Colors are rich, but not oversaturated and contrast after f/2.8 leaves nothing to be desired.

To give you an idea, as to how the sharpness improves, have a few 100% crop comparisons showing the improvement between f/1.8 and f/4.


As expected with the large aperture wide angle, there is some vignetting at wider apertures, which is visible wide open, but not disturbing and easily correctable. By f/4 the illumination evens out considerably and at f/5.6 even a pixel peeper would have trouble spotting it.


There is visible distortion when shooting at shorter distances, but it looks easily corrigible in PP. When shooting near infinity, I was hard pressed to see any distortion, but your mileage may vary. Overall, I do not think distortion is a big issue with this lens. 


Shooting around infinity, wide open and in high contrast situation, you will get some minor purple or blue fringing at the edges of objects, which are not in focus, but it is really really minor. By f/2.4 the aberrations clean up nicely. Wide open and focusing close, the depth of field is rather thin, so the out of focus fringing is visible when zooming in, but in really contrasty areas, the purple fringing only clears up around f/4. One big plus is, that the lens is really well corrected across the frame. I gave the lens a real stress test with big milky glass window in the frame. In the corner and under such extreme contrast, the purple fringing never went away even at f/5.6, but there are not many lenses, which could do better and it is still easily corrigible. Compared to Kamlan 28, there is also a good correction to coma, which doesn’t show at all, compared to the aforementioned lens.
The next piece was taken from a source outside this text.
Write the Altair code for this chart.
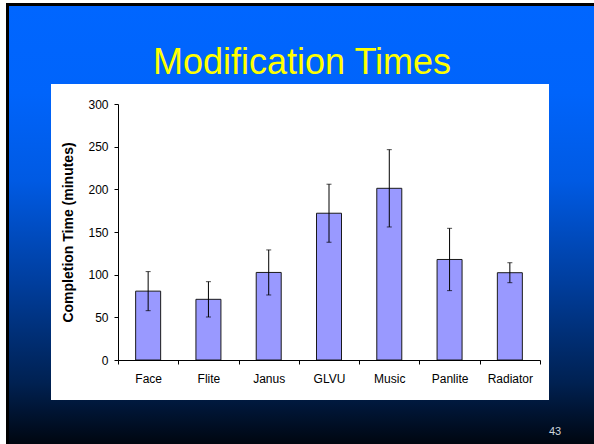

Flaring is present, especially if the light source is in the picture frame, but again, it is quite well controlled. While you do get some lens flare effects sometimes, the veiling flare is almost nonexistent and may I add, the Kamlan 21 represents a big step forward from Kamlan 28 in terms of flare resistance. Lens hood is definitely recommended at all times.

Close focus

The Kamlan 21mm focuses as close as 12 cm, giving it a respectable magnification of 1:3.4. As someone who likes to get close to my objects, I appreciate that a lot. The center resolution holds up really well even when close focusing, so I can only recommend this lens for it. 


As I said before, the 11 circular blades should make for rather good bokeh, but how is it really? Smooth out of focus areas have not been a priority with wideangles in the past, but given the big maximum aperture and close focusing capabilities, bokeh should be one of the priorities. Long story short, bokeh is quite smooth even stopped down. Really no complaint from my part, you can see a few examples below.

Compared to Zonlai 22mm f/1.8

As the Zonlai is probably the closest lens to Kamlan in terms of focal length and price (around 150 USD for the Zonlai), I decided to show you a few comparative shots from both lenses. As you can see, the Kamlan has greater resolution already wide open in the center. The corners are a whole different league at any aperture. As other reviews mentioned, the Zonlai can come with decentering issues, and I admit, I bought two copies, but not even the second one can really hold a candle to Kamlan.


So, what’s not to like? Kamlan 21 is a focal length I’ve been fond of for a long time. With really good sharpness across the frame, good close focusing abilities and remarkable aberration correction, this lens can be a very versatile workhorse for all genres, including landscapes and street. At 179 USD, it is an absolute bargain, if you don’t mind manual focus. Any alternative is simply worse or much more expensive.